It has been widely reported that India will invest between $350 and $550 billion on infrastructure projects over the next 5 years to transform connectivity and provide the platform for sustainable (and inclusive) growth. That’s up to 10% of GDP per year. Currently, this is running at 4.6% and stalling as the global crisis deepens. Let’s take a closer look.

First, the facts. The Indian Government has released information on the state of play for 2007-08: 207 of 516 projects of Rs 100 crore ($20 million) or more each are runnning behind schedule or face delays; 105 of 181 Highway projects are running late and a further 346 of 909 infrastructure projects valued at Rs 418,567 crore ($85 billion) are behind schedule. There are cost overuns totalling an estimated $5 billion on over 13% of these projects. And finally,  K.H. Muniyappa, Minister of State for Road Transport and Highways, has confirmed that of 2885 kms of roads planned for 2007-08 only 114 kms have been completed. That’s 4% completion. By the way, over 130k people died on Indian roads last year and that is 60% more than China – with 4 x the number of cars. The World Bank has expressed concerns that their own investments are way behind schedule. What now? Is jugaad enough?  

Reasons for delays and overuns include – land aquisition problems, environmental concerns, change in scope of projects and currency variations and cutting corners on materials used. For example, roads that are so badly surfaced that they are washed away in the monsoon – literally. However, experience from other countries highlights an overiding concern in all emerging economies. Telephone numbers are used to sum up ambitious infrastructure plans but where are the skills to ensure that such projects can come in on time and within budget?  This is like planning to win the Premier League with guys from the local pub or, Twenty20 with a gulley team.

Where is the leadership with the ability to make sure that training budgets (always the first to go in a recession) are increased dramatically and not slashed? And what can be done to cut through the statistics, ignore the blame culture and really make things happen? Emerging and fast growth economies need a major injection of infrastructure skills and this cannot be left to learning on the job. By definition – this is too slow and, the equipment is scarce and costs a fortune. Hand a child the keys to a Ferrari; let someone learn violin on a Stradivarius!  

Infrastructure skills are needed in the Public Sector as well as within Private contractors. This should be the imperative behind any of these infrastructure Plans.
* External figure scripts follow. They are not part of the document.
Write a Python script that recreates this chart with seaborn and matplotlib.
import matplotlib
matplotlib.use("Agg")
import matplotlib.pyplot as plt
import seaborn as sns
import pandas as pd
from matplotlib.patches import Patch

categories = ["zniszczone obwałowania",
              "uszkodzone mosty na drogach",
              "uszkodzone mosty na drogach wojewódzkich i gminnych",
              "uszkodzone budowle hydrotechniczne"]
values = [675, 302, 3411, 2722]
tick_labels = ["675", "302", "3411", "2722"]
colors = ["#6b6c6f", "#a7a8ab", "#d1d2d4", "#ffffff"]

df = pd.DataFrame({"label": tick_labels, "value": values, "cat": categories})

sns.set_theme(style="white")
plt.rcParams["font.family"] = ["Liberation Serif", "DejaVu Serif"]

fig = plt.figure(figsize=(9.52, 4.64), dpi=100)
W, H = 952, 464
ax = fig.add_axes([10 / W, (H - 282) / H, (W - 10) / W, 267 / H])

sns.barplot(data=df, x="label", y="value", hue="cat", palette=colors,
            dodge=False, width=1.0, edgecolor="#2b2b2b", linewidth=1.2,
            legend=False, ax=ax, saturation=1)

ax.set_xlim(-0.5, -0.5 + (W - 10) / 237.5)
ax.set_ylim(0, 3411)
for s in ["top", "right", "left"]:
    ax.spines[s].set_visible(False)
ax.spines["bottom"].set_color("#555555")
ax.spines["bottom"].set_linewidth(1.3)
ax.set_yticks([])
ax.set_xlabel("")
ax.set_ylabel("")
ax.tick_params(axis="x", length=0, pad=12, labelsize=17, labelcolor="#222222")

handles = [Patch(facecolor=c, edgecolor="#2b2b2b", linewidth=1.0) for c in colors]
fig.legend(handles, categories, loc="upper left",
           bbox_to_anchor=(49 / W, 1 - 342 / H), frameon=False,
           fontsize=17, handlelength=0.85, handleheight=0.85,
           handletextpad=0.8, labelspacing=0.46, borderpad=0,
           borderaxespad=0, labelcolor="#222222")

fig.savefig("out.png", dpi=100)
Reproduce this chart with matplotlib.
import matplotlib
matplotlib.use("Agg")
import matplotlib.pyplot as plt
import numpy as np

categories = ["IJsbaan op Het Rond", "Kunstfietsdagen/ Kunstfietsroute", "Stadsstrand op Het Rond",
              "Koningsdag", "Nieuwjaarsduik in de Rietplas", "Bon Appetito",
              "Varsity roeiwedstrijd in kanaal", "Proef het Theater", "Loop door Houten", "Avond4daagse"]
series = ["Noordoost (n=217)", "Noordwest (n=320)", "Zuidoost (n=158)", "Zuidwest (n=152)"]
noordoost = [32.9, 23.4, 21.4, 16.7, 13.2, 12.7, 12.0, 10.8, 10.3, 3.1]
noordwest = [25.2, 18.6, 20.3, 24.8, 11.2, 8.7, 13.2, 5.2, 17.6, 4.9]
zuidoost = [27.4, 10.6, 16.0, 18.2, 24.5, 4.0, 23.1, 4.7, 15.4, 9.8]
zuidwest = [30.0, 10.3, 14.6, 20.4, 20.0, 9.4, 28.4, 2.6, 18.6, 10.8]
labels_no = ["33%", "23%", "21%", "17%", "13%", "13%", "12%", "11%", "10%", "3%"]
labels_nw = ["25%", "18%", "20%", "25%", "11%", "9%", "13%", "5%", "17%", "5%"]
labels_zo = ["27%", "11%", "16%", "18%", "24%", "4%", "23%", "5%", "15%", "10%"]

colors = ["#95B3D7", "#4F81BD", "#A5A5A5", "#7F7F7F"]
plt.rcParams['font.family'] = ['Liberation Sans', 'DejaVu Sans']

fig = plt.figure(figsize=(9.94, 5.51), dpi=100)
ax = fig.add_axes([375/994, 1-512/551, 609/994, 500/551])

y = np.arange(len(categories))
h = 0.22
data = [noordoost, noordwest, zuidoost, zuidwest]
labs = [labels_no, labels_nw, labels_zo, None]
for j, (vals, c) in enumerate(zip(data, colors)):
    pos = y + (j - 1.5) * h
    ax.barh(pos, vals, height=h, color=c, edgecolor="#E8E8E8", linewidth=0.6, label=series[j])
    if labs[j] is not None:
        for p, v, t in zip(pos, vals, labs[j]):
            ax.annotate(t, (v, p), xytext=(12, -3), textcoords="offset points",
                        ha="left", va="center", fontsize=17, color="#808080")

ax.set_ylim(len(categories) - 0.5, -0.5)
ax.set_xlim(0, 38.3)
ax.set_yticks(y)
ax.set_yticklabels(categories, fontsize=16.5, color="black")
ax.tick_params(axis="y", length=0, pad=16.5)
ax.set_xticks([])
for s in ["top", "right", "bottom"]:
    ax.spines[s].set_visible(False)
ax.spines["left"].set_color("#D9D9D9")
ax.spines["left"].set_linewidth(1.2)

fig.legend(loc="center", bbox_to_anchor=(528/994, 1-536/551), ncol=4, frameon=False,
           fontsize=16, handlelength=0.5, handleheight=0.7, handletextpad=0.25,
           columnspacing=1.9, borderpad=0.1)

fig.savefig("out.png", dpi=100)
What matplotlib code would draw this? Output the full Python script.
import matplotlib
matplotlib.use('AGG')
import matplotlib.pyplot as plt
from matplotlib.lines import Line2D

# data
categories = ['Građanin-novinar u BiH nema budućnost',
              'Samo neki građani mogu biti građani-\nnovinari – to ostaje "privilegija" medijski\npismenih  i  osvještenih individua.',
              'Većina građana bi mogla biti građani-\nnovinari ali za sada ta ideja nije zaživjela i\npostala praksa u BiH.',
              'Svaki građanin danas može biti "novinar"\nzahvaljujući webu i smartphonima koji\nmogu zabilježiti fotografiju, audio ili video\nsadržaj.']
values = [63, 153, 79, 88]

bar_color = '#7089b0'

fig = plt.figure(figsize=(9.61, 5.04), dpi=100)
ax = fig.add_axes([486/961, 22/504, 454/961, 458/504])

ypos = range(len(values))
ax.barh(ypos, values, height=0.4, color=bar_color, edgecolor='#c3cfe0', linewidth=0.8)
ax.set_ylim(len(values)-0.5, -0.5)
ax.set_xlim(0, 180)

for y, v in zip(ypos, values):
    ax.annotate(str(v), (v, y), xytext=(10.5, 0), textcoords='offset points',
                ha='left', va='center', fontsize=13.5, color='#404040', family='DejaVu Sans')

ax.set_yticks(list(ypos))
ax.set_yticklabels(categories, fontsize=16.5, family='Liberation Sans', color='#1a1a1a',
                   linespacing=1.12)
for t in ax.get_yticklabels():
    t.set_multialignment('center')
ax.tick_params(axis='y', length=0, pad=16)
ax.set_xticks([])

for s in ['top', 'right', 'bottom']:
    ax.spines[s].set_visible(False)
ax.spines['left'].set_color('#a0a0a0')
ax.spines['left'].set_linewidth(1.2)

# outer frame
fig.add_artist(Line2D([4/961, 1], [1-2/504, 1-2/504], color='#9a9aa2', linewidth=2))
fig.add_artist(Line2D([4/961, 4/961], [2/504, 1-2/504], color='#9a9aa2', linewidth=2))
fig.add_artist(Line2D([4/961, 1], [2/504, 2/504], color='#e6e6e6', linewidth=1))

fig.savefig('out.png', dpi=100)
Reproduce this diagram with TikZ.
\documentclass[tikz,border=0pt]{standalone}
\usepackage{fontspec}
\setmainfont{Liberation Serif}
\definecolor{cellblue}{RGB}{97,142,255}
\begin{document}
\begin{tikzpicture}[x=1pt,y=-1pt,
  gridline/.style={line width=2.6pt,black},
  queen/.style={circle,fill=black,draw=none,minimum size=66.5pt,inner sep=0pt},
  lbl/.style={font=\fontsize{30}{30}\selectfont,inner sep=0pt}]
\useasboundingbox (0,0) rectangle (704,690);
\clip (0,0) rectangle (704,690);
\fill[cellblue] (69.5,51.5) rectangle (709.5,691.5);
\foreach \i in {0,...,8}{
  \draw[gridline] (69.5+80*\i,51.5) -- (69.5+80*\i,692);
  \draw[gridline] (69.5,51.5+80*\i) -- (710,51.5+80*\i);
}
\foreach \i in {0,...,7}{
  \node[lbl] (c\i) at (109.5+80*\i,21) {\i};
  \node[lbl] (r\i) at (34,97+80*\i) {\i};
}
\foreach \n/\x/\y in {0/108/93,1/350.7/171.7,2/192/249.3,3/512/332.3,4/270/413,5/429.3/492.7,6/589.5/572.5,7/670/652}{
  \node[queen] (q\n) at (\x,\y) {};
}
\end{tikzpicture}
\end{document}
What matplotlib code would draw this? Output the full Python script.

Let’s be clear – using NASSCOM (the lobby Goup for the IT industry) statistics of the 380,000 engineering graduates per year; 25% are unemployable without significant training and 50% are just umemployable. This is a low skills base to hit that $350 to $475 billion infrastructure target over the next 5 years… 

Regular readers of this Blog will have seen the Last Mile Video. How many more projects look like this? How may opportunities to transform outcomes through Logistics are simply not moving?  There are serious consequences for Foreign Investment and, in the current economic climate, no country can afford to lose out on a big slice from a smaller cake. So, what happens when a Plan misfires? For a start – given the fact that the Private sector is expected to generate an estimated 40% of the budget – what is the contingency plan to ensure that this is met that the current recession demands?